November 4, 2004, 9:22 PM
Franklin, if the MAM people ever get around to giving you any kind of response, be sure to let us know. It doesn't make much difference now, I suppose, and I wouldn't expect anything except PR-speak, but it would be interesting to see if they at least condescend to reply.
3.
November 4, 2004, 10:03 PM
Very spiffy coding, Franklin. If you wanted to, you could be making six figures at an internet company somewhere.
I enjoyed the thinner bars from before, though the colors were usually very harsh. The color bar on this site appears to employ an intelligent algorithm for switching from one color to the next . . . couldn't something similar be used to make the color bars on artsfeed more harmonious?
4.
November 5, 2004, 12:51 AM
Alesh's and Todd's suggestions have been implemented. Much better. I brought down the number of posts to six so it didn't go so long.
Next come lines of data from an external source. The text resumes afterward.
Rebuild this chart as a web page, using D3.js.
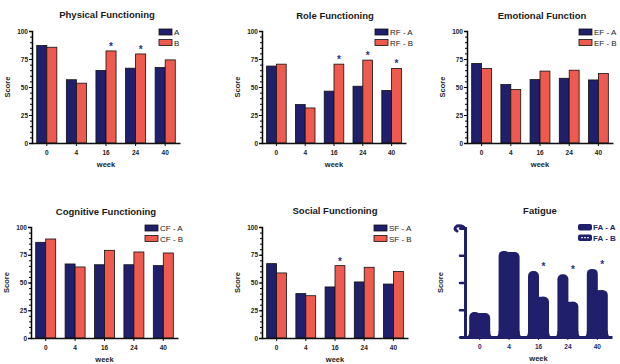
<!DOCTYPE html>
<html>
<head>
<meta charset="utf-8">
<script src="https://cdn.jsdelivr.net/npm/d3@7"></script>
<style>
  body { margin: 0; background: #fff; }
  svg { display: block; font-family: "Liberation Sans", Arial, sans-serif; }
</style>
</head>
<body>
<svg id="chart" width="620" height="364"></svg>
<script>
// Week categories and y tick labels
const weeks = ["0", "4", "16", "24", "40"];
const yTicks = [0, 25, 50, 75, 100];

// Physical functioning
const pfA = [87, 56.5, 64.7, 66.8, 67.4];
const pfB = [85.5, 53.4, 82.2, 79.5, 74.2];
const pfSig = [0, 0, 1, 1, 0];

// Role functioning
const rfA = [68.7, 34.3, 46.3, 50.7, 46.9];
const rfB = [70.4, 31.3, 70.4, 74, 66.6];
const rfSig = [0, 0, 1, 1, 1];

// Emotional function
const efA = [71, 52.2, 56.6, 57.8, 56.3];
const efB = [66.6, 47.8, 64.2, 65, 62];
const efSig = [0, 0, 0, 0, 0];

// Cognitive functioning
const cfA = [86.2, 66.7, 66, 66, 65.2];
const cfB = [89.2, 64, 79, 77.5, 76.6];
const cfSig = [0, 0, 0, 0, 0];

// Social functioning
const sfA = [67, 40, 46, 50.5, 48.6];
const sfB = [58.6, 38.1, 65.2, 63.7, 60];
const sfSig = [0, 0, 1, 0, 0];

// Fatigue
const faA = [23, 79, 60.6, 57.5, 62.5];
const faB = [22, 78, 36.9, 32.3, 43];
const faSig = [0, 0, 1, 1, 1];

const navy = "#1f1f6b";
const red = "#ef5a4e";

const svg = d3.select("#chart");

// Panel layout (plot area corners, title and legend positions)
const panels = [
    { title: "Physical Functioning", a: pfA, b: pfB, sig: pfSig, names: ["A", "B"],
      x0: 32, x1: 180, yT: 31, yB: 143, tx: 107, ty: 18, lx: 159, ly: 29 },
    { title: "Role Functioning", a: rfA, b: rfB, sig: rfSig, names: ["RF - A", "RF - B"],
      x0: 262, x1: 406, yT: 31, yB: 143, tx: 335, ty: 19, lx: 375, ly: 29 },
    { title: "Emotional Function", a: efA, b: efB, sig: efSig, names: ["EF - A", "EF - B"],
      x0: 467, x1: 613, yT: 31, yB: 143, tx: 542, ty: 19, lx: 579, ly: 29 },
    { title: "Cognitive Functioning", a: cfA, b: cfB, sig: cfSig, names: ["CF - A", "CF - B"],
      x0: 31, x1: 178, yT: 227, yB: 338, tx: 106, ty: 215, lx: 145, ly: 225 },
    { title: "Social Functioning", a: sfA, b: sfB, sig: sfSig, names: ["SF - A", "SF - B"],
      x0: 262, x1: 408, yT: 227, yB: 338, tx: 335, ty: 214, lx: 374, ly: 225 },
    { title: "Fatigue", a: faA, b: faB, sig: faSig, names: ["FA - A", "FA - B"],
      x0: 465, x1: 612, yT: 228, yB: 337, tx: 540, ty: 214, lx: 578, ly: 224, blob: true }
];

panels.forEach(drawPanel);

function drawPanel(p) {
    const g = svg.append("g");

    const x = d3.scaleBand().domain(weeks).range([p.x0, p.x1]);
    const sub = d3.scaleBand().domain([0, 1])
        .range([x.bandwidth() * 0.16, x.bandwidth() * 0.84]);
    const y = d3.scaleLinear().domain([0, 100]).range([p.yB, p.yT]);

    const rows = weeks.map((w, i) => ({ w: w, a: p.a[i], b: p.b[i], sig: p.sig[i] }));
    const axisColor = p.blob ? navy : "#111";

    // title
    g.append("text")
        .attr("x", p.tx).attr("y", p.ty)
        .attr("text-anchor", "middle")
        .attr("font-size", "9.5px").attr("font-weight", "bold")
        .attr("fill", "#1a1a1a")
        .text(p.title);

    // bars
    const groups = g.selectAll(".grp").data(rows).enter().append("g")
        .attr("class", "grp")
        .attr("transform", d => "translate(" + x(d.w) + ",0)");

    if (p.blob) {
        // the fatigue panel is drawn as merged dark blobs
        const bw = sub.bandwidth();
        groups.append("rect")
            .attr("x", sub(0) - 0.5).attr("width", bw + 1)
            .attr("y", d => y(d.a)).attr("height", d => p.yB - y(d.a))
            .attr("rx", 5).attr("fill", navy);
        groups.append("rect")
            .attr("x", sub(1) - 0.5).attr("width", bw + 1)
            .attr("y", d => y(d.b)).attr("height", d => p.yB - y(d.b))
            .attr("rx", 5).attr("fill", navy);
        // fill the seam between the two bars
        groups.append("rect")
            .attr("x", sub(1) - 6).attr("width", 12)
            .attr("y", d => y(Math.min(d.a, d.b)))
            .attr("height", d => p.yB - y(Math.min(d.a, d.b)))
            .attr("fill", navy);
        // flared foot
        groups.append("path")
            .attr("d", "M" + (sub(0) - 3) + "," + p.yB +
                " Q" + (sub(0) - 0.5) + "," + (p.yB - 1) + " " + (sub(0) - 0.5) + "," + (p.yB - 6) +
                " L" + (sub(1) + bw + 0.5) + "," + (p.yB - 6) +
                " Q" + (sub(1) + bw + 0.5) + "," + (p.yB - 1) + " " + (sub(1) + bw + 3) + "," + p.yB + " Z")
            .attr("fill", navy);
    } else {
        groups.append("rect")
            .attr("x", sub(0)).attr("width", sub.bandwidth())
            .attr("y", d => y(d.a)).attr("height", d => p.yB - y(d.a))
            .attr("fill", navy).attr("stroke", "#111").attr("stroke-width", 0.8);
        groups.append("rect")
            .attr("x", sub(1)).attr("width", sub.bandwidth())
            .attr("y", d => y(d.b)).attr("height", d => p.yB - y(d.b))
            .attr("fill", red).attr("stroke", "#111").attr("stroke-width", 0.8);
    }

    // significance stars
    groups.filter(d => d.sig).append("text")
        .attr("x", sub(1) + sub.bandwidth() / 2)
        .attr("y", d => y(Math.max(d.a, d.b)) - 1)
        .attr("text-anchor", "middle")
        .attr("font-size", "10px").attr("font-weight", "bold")
        .attr("fill", "#2a2f8a")
        .text("*");

    // y axis with minor ticks
    if (p.blob) {
        const yAxis = g.append("g")
            .attr("transform", "translate(" + p.x0 + ",0)")
            .call(d3.axisLeft(y).tickValues(yTicks).tickSize(5).tickFormat(""));
        yAxis.select(".domain").attr("stroke", navy).attr("stroke-width", 3);
        yAxis.selectAll(".tick line").attr("stroke", navy).attr("stroke-width", 2.5)
            .attr("stroke-linecap", "round");
        // curl at the top of the axis
        yAxis.append("path")
            .attr("d", "M0," + (p.yT + 1) + " Q-2," + (p.yT - 3) + " -8," + (p.yT - 2) +
                " Q-12," + (p.yT + 1) + " -8," + (p.yT + 3))
            .attr("fill", "none").attr("stroke", navy).attr("stroke-width", 3)
            .attr("stroke-linecap", "round");
    } else {
        g.append("g")
            .attr("transform", "translate(" + p.x0 + ",0)")
            .call(d3.axisLeft(y).ticks(20).tickSize(2).tickFormat(""))
            .call(s => s.select(".domain").remove());
        const yAxis = g.append("g")
            .attr("transform", "translate(" + p.x0 + ",0)")
            .call(d3.axisLeft(y).tickValues(yTicks).tickSize(3).tickPadding(1));
        yAxis.select(".domain").attr("stroke-width", 1.5);
        yAxis.selectAll("text")
            .attr("font-size", "6.5px").attr("font-weight", "bold")
            .attr("fill", "#222").attr("font-family", "Liberation Sans, Arial, sans-serif");
    }

    // x axis
    const xAxis = g.append("g")
        .attr("transform", "translate(0," + p.yB + ")")
        .call(d3.axisBottom(x).tickSize(3).tickSizeOuter(0).tickPadding(4));
    xAxis.select(".domain")
        .attr("stroke", axisColor)
        .attr("stroke-width", p.blob ? 3 : 1.5);
    xAxis.selectAll("line").attr("stroke", axisColor);
    xAxis.selectAll("text")
        .attr("font-size", "6.5px").attr("font-weight", "bold")
        .attr("fill", p.blob ? navy : "#222")
        .attr("font-family", "Liberation Sans, Arial, sans-serif");

    // axis titles
    g.append("text")
        .attr("transform", "translate(" + (p.x0 - 22) + "," + ((p.yT + p.yB) / 2) + ") rotate(-90)")
        .attr("text-anchor", "middle")
        .attr("font-size", "7.5px").attr("font-weight", "bold")
        .attr("fill", "#222")
        .text("Score");

    g.append("text")
        .attr("x", (p.x0 + p.x1) / 2).attr("y", p.yB + 24)
        .attr("text-anchor", "middle")
        .attr("font-size", "7.5px").attr("font-weight", "bold")
        .attr("fill", "#222")
        .text("week");

    // legend
    const leg = g.append("g").attr("transform", "translate(" + p.lx + "," + p.ly + ")");
    p.names.forEach(function(name, i) {
        const yy = i * 10.5;
        if (p.blob) {
            leg.append("rect")
                .attr("x", 0).attr("y", yy).attr("width", 14).attr("height", 6.5)
                .attr("rx", 2).attr("fill", navy);
            if (i === 1) {
                leg.append("line")
                    .attr("x1", 3).attr("x2", 11).attr("y1", yy + 3.2).attr("y2", yy + 3.2)
                    .attr("stroke", "#fff").attr("stroke-width", 1)
                    .attr("stroke-dasharray", "2,1");
            }
        } else {
            leg.append("rect")
                .attr("x", 0).attr("y", yy).attr("width", 13).attr("height", 6)
                .attr("fill", i === 0 ? navy : red)
                .attr("stroke", "#111").attr("stroke-width", 0.8);
        }
        leg.append("text")
            .attr("x", 15).attr("y", yy + 6)
            .attr("font-size", "8px")
            .attr("font-weight", p.blob ? "bold" : "normal")
            .attr("fill", p.blob ? navy : "#222")
            .text(name);
    });
}
</script>
</body>
</html>
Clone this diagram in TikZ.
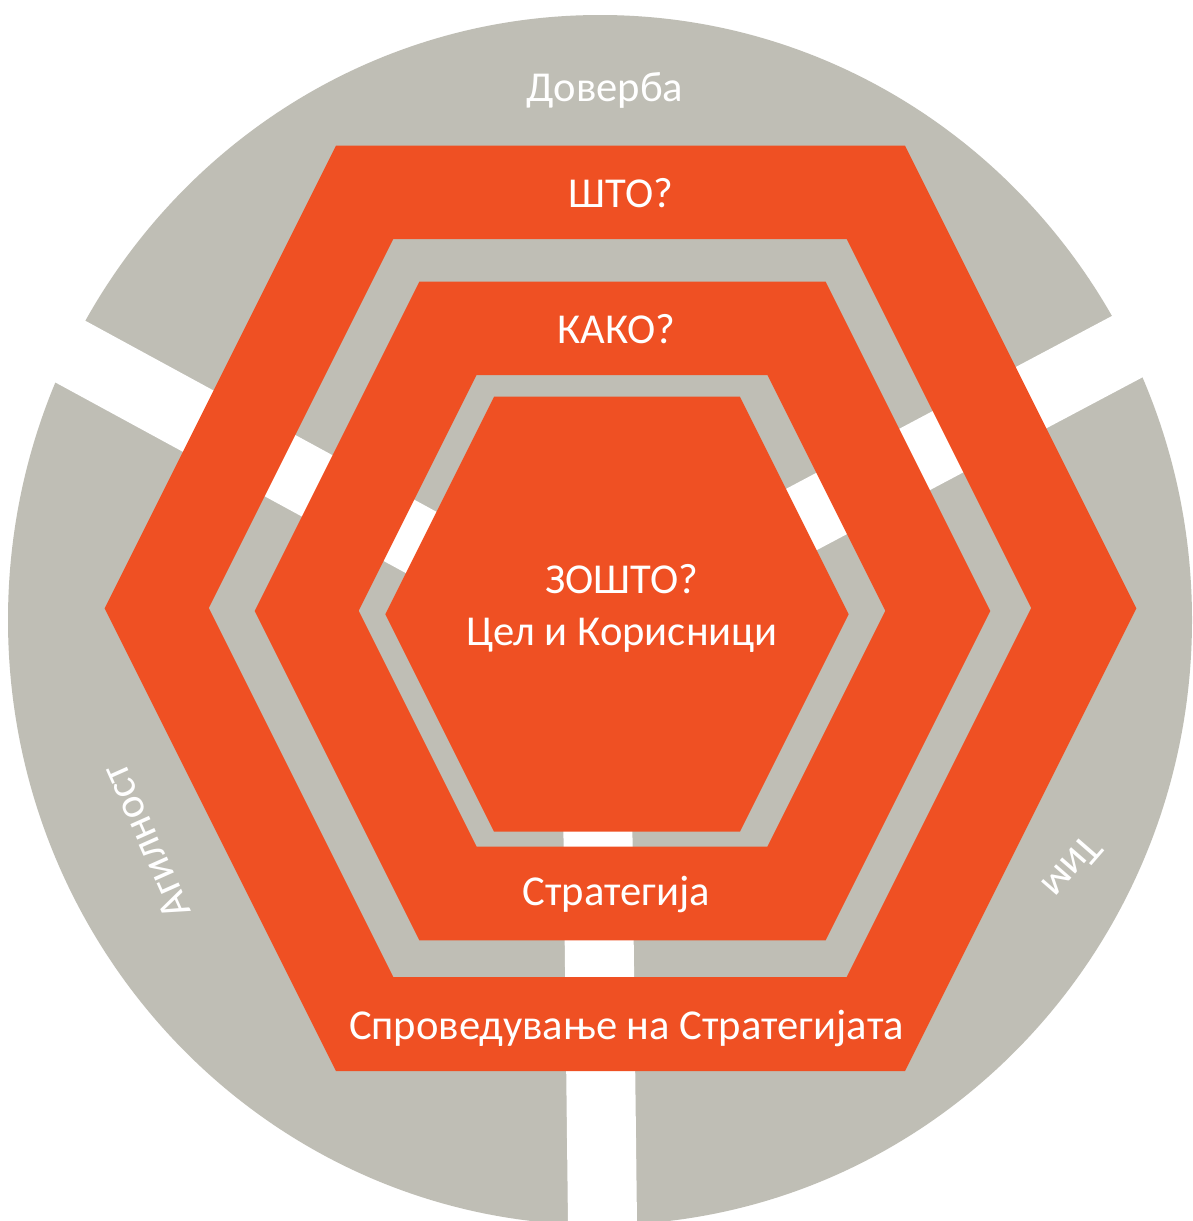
\documentclass[tikz,border=0pt]{standalone}
\usepackage{fontspec}
\setmainfont{Carlito}
\definecolor{hexorange}{RGB}{239,80,35}
\definecolor{ringgray}{RGB}{191,190,181}
\newcommand{\hexagonpath}[4]{({#1-#4-0.5*#3},{#2}) -- ({#1-#4},{#2-#3}) -- ({#1+#4},{#2-#3}) -- ({#1+#4+0.5*#3},{#2}) -- ({#1+#4},{#2+#3}) -- ({#1-#4},{#2+#3}) -- cycle}
\tikzset{
  lbl/.style={text=white, font=\fontsize{42.6}{51}\selectfont, inner sep=0pt},
  spoke/.style={draw=white, line width=68.5pt, line cap=butt},
  orangefill/.style={fill=hexorange, draw=none, even odd rule},
}
\begin{document}
\begin{tikzpicture}[x=1pt, y=-1pt]
\useasboundingbox (0,0) rectangle (1192,1221);
\fill[white] (0,0) rectangle (1192,1221);
\clip (0,0) rectangle (1192,1221);
% gray disc
\fill[ringgray] (600,620) ellipse [x radius=592, y radius=605];
% white spokes
\draw[spoke] (595,637) -- (-30,297);
\draw[spoke] (595,629) -- (1250,281.5);
\draw[spoke, line width=69pt] (595.8,650) -- (602.8,1250);
% orange outer ring
\path[orangefill] \hexagonpath{620.5}{608.3}{462.7}{284.5} \hexagonpath{620}{608}{369}{226.7};
% orange middle ring
\path[orangefill] \hexagonpath{622.5}{611}{329.3}{203.2} \hexagonpath{622}{610.8}{235.8}{145.4};
% inner orange hexagon
\path[orangefill] \hexagonpath{617}{614.2}{217.5}{122.9};
% labels
\node[lbl, anchor=base] (doverba) at (605,101.7) {Доверба};
\node[lbl, anchor=base] (shto) at (620.7,207.3) {ШТО?};
\node[lbl, anchor=base] (kako) at (616.7,343.3) {КАКО?};
\node[lbl, anchor=base] (zoshto) at (622,593.3) {ЗОШТО?};
\node[lbl, anchor=base] (cel) at (622,645) {Цел и Корисници};
\node[lbl, anchor=base] (strat) at (616.3,905) {Стратегија};
\node[lbl, anchor=base] (sprov) at (626.5,1039) {Спроведување на Стратегијата};
\node[lbl, anchor=center, rotate=114] (agil) at (145.7,841.7) {Агилност};
\node[lbl, anchor=center, rotate=229] (tim) at (1072.3,867.3) {Тим};
\end{tikzpicture}
\end{document}
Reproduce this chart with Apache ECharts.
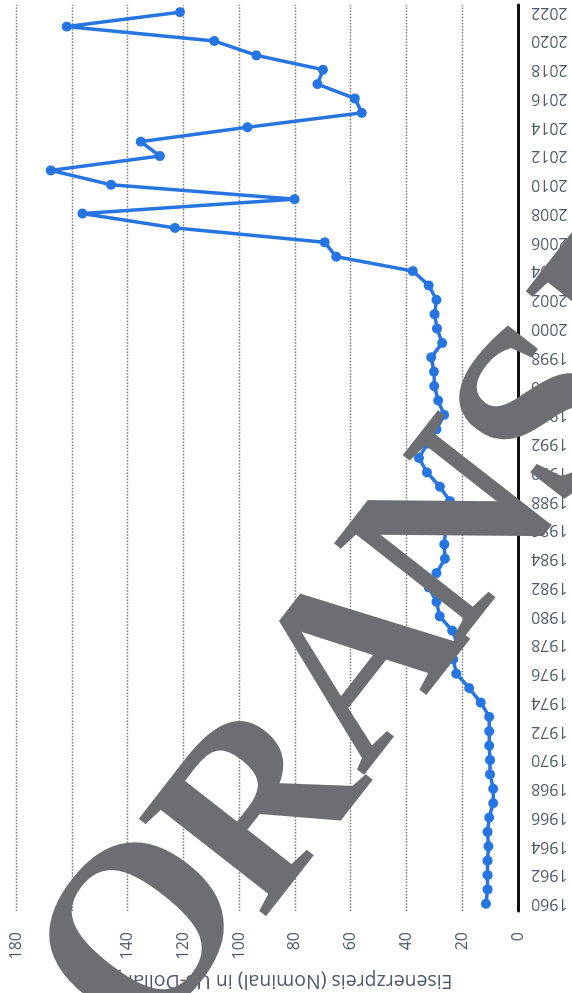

Alesh, you've seen outsider art, with that charming, rough, naive look? I'm an outsider programmer. My code looks the same way.
5.
November 5, 2004, 9:10 AM
wow. i'm sitting in front of the new artsfeed page, hitting refresh, and basking in the colors. nice!
w/r/t outsider art, it's pretty apparent that you have some very strong ideas about what tricks should and should not be used in web pages. I haven't done much coding in the last decade or so, but i did once, so i can dig the aesthetic. Keep up the nice work, and i say feel free to tweak the code whenever the mood strikes you.
1.
Todd Gibson
November 4, 2004, 6:44 PM
I don't mind the bars, but the text displays too small to read with my browser settings. It's displaying much smaller than the text on artblog.net which I think is optimal size.